The water pumped onto the planes stood in for fire retardant that would be dropped during the real deal.

Fire season already is off to a busy start in the West. Two weeks ago, a wildfire southwest of Denver charred more than six square miles and damaged or destroyed more than two dozen homes. Three people were found dead.

With summer still more than two months away, the weather predictions aren’t encouraging: Above average temperatures and below normal precipitation in the Rocky Mountain region.

“Of course, as the weather service guys would tell you, on the other hand it might rain all summer,” Wyoming State Forester Bill Crapser said Wednesday. “But that’s what we’re looking for and gearing up for.”

Abundant rain and snow over the past two years won’t help any, either. The water encouraged the growth of now-flammable grass and underbrush.

Last summer, the 153rd Airlift Wing was mobilized three times, twice to fight fires in Texas and once to lend a hand in Idaho and Oregon. The unit has been involved in aerial firefighting since 1975 and has fought fires throughout the country and in Indonesia.

Nationwide, there are four MAFFS units that get called into action whenever the commercial tanker plane fleet contracted by the U.S. Forest Service is fully committed to firefighting or can’t respond to a fire quickly enough.

The other units are the 145th Airlift Wing in North Carolina, the 146th Airlift Wing in California, and the 301st Airlift Wing, an Air Force Reserve unit in Colorado.

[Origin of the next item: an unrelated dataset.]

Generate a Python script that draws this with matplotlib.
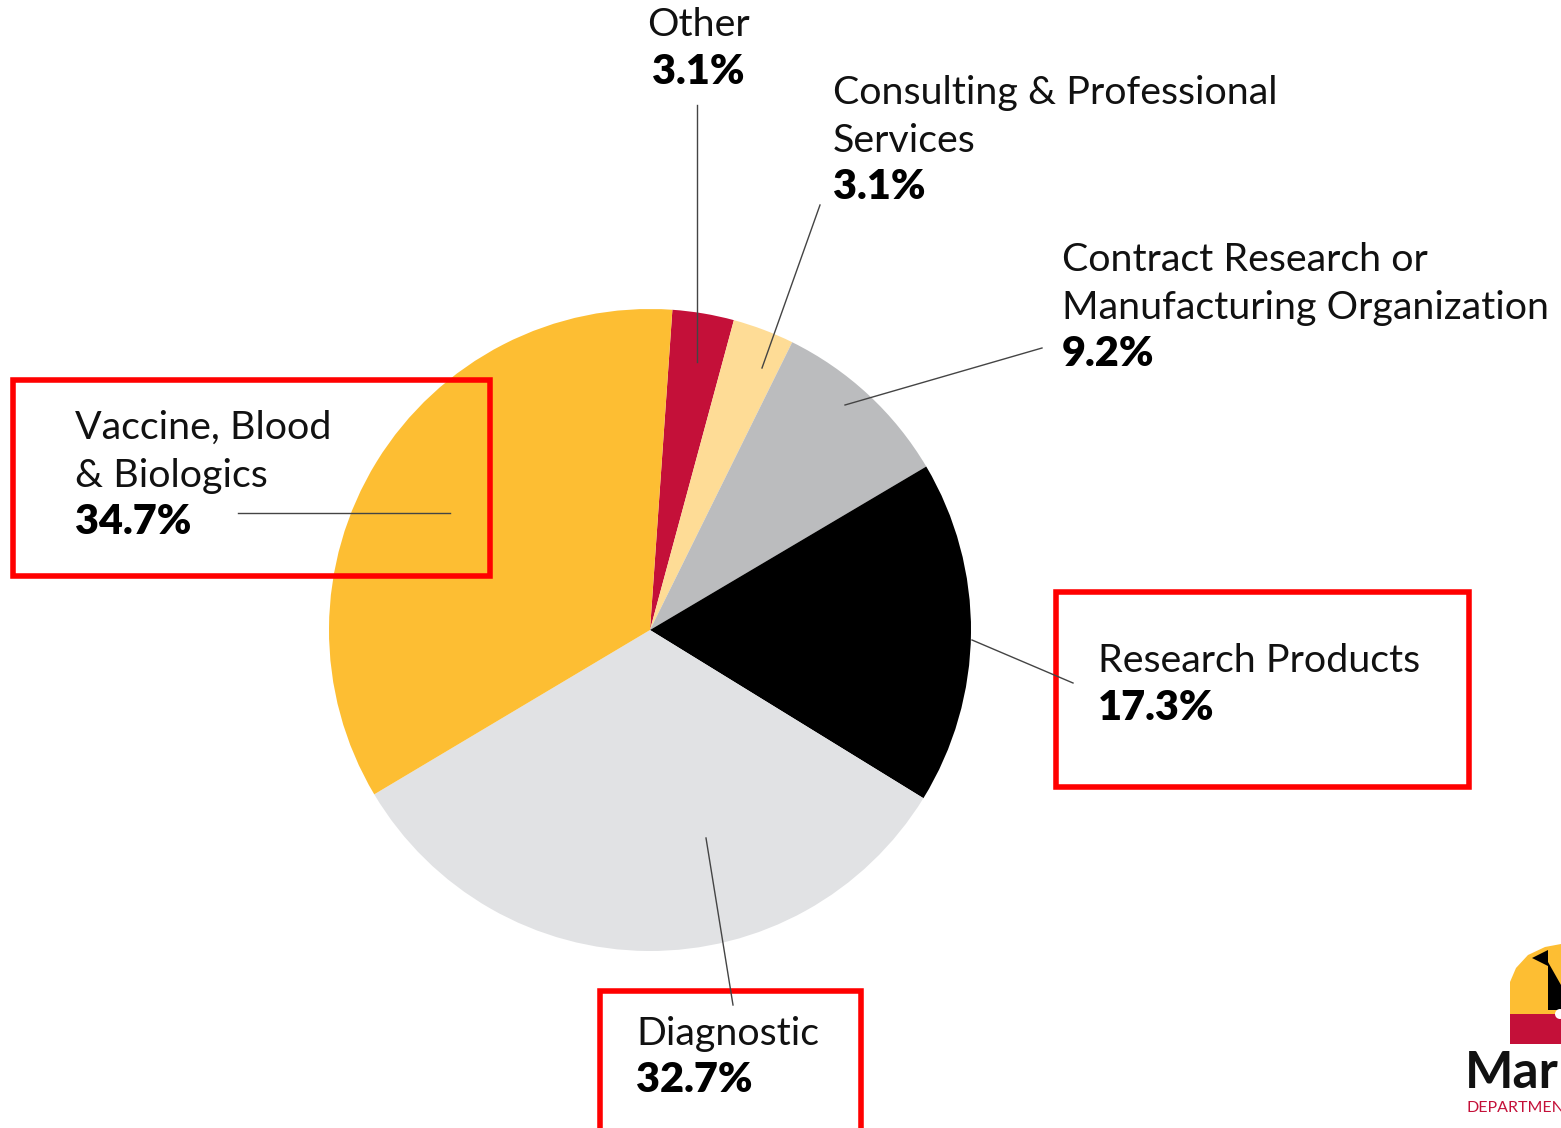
import numpy as np
import matplotlib
matplotlib.use("Agg")
import matplotlib.pyplot as plt
from matplotlib.patches import Rectangle, Polygon, Circle

# data
categories = ["Other", "Consulting & Professional\nServices",
              "Contract Research or\nManufacturing Organization",
              "Research Products", "Diagnostic", "Vaccine, Blood\n& Biologics"]
shares = [3.1, 3.1, 9.2, 17.3, 32.7, 34.7]
colors = ["#C41039", "#FEDC96", "#BBBCBE", "#000000", "#E1E2E4", "#FDBE33"]

W, H = 1561, 1128
plt.rcParams['font.family'] = ['Lato', 'DejaVu Sans']

fig = plt.figure(figsize=(W / 100, H / 100), dpi=100)
ax = fig.add_axes([0, 0, 1, 1])

def py(y):
    # pixel row (from top) -> data y
    return H - y

ax.pie(shares, colors=colors, startangle=86, counterclock=False,
       center=(650, py(630)), radius=321, frame=True,
       wedgeprops=dict(linewidth=0))
ax.set_xlim(0, W)
ax.set_ylim(0, H)
ax.set_aspect('equal')
ax.axis('off')

# label positions: (x, y of first line, ha)
label_pos = [(698, 25, 'center'), (833, 93, 'left'), (1062, 260, 'left'),
             (1098, 661, 'left'), (636, 1034, 'left'), (75, 428, 'left')]
leaders = [((697, 105), (697, 362)), ((820, 205), (762, 368)),
           ((1042, 348), (845, 405)), ((972, 640), (1073, 683)),
           ((706, 838), (733, 1005)), ((238, 513), (450, 513))]

fs = 28.4
step = 47.5
for name, val, (x, y, ha), (p0, p1) in zip(categories, shares, label_pos, leaders):
    lines = name.split("\n")
    for i, ln in enumerate(lines):
        ax.text(x, py(y + i * step), ln, fontsize=fs, ha=ha, va='center',
                color='#111111')
    ax.text(x, py(y + len(lines) * step - 1), f"{val}%", fontsize=fs + 1.5,
            fontweight='heavy', ha=ha, va='center', color='#000000')
    ax.plot([p0[0], p1[0]], [py(p0[1]), py(p1[1])], color='#444444', lw=1)

# red highlight boxes
for x0, y0, x1, y1 in [(13, 380, 490, 576), (1056, 592, 1469, 787),
                       (600, 991, 861, 1140)]:
    ax.add_patch(Rectangle((x0, py(y1)), x1 - x0, y1 - y0, fill=False,
                           edgecolor='#FF0000', lw=4, clip_on=False))

# partial logo at the bottom right
ax.add_patch(Polygon([(1510, py(1014)), (1510, py(982)), (1516, py(968)),
                      (1528, py(955)), (1545, py(947)), (1561, py(944)),
                      (1561, py(1014))],
                     closed=True, facecolor='#FDBE33', edgecolor='none'))
ax.add_patch(Polygon([(1532, py(958)), (1548, py(950)), (1548, py(966))],
                     closed=True, facecolor='black', edgecolor='none'))
ax.add_patch(Polygon([(1548, py(962)), (1561, py(985)), (1561, py(1010)),
                      (1548, py(1010))], closed=True, facecolor='black',
                     edgecolor='none'))
ax.add_patch(Rectangle((1510, py(1044)), 51, 30, facecolor='#C41039',
                       edgecolor='none'))
ax.add_patch(Circle((1560, py(1014)), 5, facecolor='white', edgecolor='none'))
ax.text(1465, py(1088), "Mar", fontsize=37, fontweight='bold', ha='left',
        va='baseline', color='#111111')
ax.text(1467, py(1108), "DEPARTMENT", fontsize=11.5, ha='left', va='center',
        color='#C41039')

fig.savefig("out.png", dpi=100)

The number of commercial tanker planes under Forest Service contract has declined from 44 in 2002 to 11 this year. The planes are getting old and more expensive to maintain.

Western senators have taken note. Last month, four of them asked the Government Accountability Office to look into whether the Forest Service has done a good job of assessing its aerial firefighting needs.

Last week, Sen. Mark Udall of Colorado also expressed concern about the 1950s-era Lockheed P-2Vs that make up the remaining fleet.

“I am unconvinced the USFS’s current air tanker fleet is prepared to adequately address an immense wildfire or even what is sure to be a long fire season,” Udall wrote to Forest Service Chief Tom Tidwell.

The U.S. Forest Service is anxious to work with Congress to develop a quicker and more effective commercial tanker plane fleet, said Tom Harbour, national director of fire and aviation for the Forest Service.

The Forest Service didn’t call on the military planes at all in 2009, he said, and it’s not a certainty it will need to in the months and years ahead.

“It is highly dependent upon the weather and the starts and just a variety of factors,” Harbour said. “We’re going to be ready to call them if we need them.”

Schaad said he’s not a fire forecaster and couldn’t predict how busy he will be this summer.

“Some areas are more vulnerable this year than others,” he said. “It will just be a waiting game.”